Task to complete. Below this line is a set of entries; quote exactly the lines from the line that contains "Generate a LaTeX" to the line that contains "[anchor=base west, inner", both lines included.

Material to process.

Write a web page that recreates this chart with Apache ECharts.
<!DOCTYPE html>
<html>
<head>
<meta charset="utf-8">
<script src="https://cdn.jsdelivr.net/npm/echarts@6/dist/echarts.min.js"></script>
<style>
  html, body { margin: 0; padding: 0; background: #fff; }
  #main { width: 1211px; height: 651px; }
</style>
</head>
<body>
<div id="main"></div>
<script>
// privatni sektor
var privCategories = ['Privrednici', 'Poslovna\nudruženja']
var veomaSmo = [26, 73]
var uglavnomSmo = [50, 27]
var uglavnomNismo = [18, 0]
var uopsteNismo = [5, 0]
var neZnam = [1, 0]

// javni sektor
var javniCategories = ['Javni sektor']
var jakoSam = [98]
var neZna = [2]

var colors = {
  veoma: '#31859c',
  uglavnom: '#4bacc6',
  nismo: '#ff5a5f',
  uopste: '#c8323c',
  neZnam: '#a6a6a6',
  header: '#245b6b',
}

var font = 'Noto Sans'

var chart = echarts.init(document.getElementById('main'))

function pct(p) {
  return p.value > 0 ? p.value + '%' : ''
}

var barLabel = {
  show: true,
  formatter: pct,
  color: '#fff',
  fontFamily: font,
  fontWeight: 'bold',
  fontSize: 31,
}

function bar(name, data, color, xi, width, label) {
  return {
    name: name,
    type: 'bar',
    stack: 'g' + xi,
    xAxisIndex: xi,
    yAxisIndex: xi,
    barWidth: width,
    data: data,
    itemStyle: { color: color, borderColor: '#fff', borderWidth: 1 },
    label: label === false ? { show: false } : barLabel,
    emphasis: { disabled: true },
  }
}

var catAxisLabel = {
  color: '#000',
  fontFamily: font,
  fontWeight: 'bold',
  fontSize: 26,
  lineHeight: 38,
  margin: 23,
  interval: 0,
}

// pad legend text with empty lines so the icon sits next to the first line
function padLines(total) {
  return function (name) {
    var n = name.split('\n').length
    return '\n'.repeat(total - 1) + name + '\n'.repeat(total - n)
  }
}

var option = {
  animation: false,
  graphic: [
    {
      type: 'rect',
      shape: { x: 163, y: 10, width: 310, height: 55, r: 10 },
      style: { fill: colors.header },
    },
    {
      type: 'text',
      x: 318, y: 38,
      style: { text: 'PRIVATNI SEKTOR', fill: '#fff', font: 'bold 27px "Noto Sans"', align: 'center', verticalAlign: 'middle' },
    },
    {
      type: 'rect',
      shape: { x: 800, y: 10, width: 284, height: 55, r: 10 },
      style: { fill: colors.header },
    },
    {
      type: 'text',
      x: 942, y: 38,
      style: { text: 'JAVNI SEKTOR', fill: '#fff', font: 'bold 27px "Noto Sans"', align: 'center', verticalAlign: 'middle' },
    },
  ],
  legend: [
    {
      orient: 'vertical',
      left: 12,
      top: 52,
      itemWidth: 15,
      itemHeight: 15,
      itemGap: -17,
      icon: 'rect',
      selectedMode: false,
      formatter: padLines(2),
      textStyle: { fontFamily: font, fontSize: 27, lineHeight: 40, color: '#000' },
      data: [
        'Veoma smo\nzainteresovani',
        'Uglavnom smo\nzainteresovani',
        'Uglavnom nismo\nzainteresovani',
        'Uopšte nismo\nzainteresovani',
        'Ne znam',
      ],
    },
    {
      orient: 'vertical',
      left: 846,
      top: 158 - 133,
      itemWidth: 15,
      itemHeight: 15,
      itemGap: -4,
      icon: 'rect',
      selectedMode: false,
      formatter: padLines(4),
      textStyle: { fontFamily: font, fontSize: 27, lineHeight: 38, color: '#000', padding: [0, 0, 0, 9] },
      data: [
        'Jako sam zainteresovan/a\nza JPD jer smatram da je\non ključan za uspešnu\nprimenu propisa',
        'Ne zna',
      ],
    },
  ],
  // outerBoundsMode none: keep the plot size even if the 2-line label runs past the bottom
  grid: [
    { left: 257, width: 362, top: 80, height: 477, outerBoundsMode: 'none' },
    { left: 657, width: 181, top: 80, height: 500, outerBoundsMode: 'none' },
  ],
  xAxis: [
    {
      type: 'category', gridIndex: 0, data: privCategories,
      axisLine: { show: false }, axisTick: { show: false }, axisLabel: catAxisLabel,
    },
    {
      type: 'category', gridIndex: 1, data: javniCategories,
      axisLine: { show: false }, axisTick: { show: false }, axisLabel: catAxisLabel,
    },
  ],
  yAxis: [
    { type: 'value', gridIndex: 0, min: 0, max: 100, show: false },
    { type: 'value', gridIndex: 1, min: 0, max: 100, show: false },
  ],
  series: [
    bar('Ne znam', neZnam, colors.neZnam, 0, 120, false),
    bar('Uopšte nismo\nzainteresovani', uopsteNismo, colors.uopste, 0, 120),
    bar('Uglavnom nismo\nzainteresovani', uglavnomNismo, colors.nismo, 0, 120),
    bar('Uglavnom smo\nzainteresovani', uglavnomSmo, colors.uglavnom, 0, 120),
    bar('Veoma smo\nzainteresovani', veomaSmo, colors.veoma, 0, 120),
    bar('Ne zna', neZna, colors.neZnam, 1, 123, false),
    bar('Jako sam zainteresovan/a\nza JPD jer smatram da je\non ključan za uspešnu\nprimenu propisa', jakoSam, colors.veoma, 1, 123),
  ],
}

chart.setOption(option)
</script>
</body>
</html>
* * *
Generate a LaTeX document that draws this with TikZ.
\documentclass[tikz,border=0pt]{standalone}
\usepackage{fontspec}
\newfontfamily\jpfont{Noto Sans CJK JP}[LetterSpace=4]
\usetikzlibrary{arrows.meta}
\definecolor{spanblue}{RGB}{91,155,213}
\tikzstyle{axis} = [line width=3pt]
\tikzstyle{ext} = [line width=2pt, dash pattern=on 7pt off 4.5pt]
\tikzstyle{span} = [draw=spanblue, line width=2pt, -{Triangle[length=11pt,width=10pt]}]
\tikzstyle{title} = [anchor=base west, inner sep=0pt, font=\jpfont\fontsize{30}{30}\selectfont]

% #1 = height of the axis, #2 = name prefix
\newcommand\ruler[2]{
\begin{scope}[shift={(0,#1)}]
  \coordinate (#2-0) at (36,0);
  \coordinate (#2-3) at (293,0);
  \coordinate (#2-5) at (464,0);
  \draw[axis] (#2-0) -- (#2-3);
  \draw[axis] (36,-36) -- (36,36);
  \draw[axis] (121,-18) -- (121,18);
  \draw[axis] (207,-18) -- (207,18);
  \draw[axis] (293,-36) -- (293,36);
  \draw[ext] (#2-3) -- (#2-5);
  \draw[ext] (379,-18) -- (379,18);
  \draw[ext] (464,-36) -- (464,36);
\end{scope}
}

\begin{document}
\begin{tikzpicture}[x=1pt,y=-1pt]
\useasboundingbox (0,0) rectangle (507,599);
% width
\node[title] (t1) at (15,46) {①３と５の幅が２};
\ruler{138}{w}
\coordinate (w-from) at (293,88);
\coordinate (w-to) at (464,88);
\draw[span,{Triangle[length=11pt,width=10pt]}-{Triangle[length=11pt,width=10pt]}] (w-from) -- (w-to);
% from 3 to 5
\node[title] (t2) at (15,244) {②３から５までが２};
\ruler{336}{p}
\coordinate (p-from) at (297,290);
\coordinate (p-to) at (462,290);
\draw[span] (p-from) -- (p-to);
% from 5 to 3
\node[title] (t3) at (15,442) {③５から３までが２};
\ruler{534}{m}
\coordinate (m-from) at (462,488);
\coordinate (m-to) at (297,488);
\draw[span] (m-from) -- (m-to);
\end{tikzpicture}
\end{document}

Written reply.
Generate a LaTeX document that draws this with TikZ.
\documentclass[tikz,border=0pt]{standalone}
\usepackage{fontspec}
\newfontfamily\jpfont{Noto Sans CJK JP}[LetterSpace=4]
\usetikzlibrary{arrows.meta}
\definecolor{spanblue}{RGB}{91,155,213}
\tikzstyle{axis} = [line width=3pt]
\tikzstyle{ext} = [line width=2pt, dash pattern=on 7pt off 4.5pt]
\tikzstyle{span} = [draw=spanblue, line width=2pt, -{Triangle[length=11pt,width=10pt]}]
\tikzstyle{title} = [anchor=base west, inner sep=0pt, font=\jpfont\fontsize{30}{30}\selectfont]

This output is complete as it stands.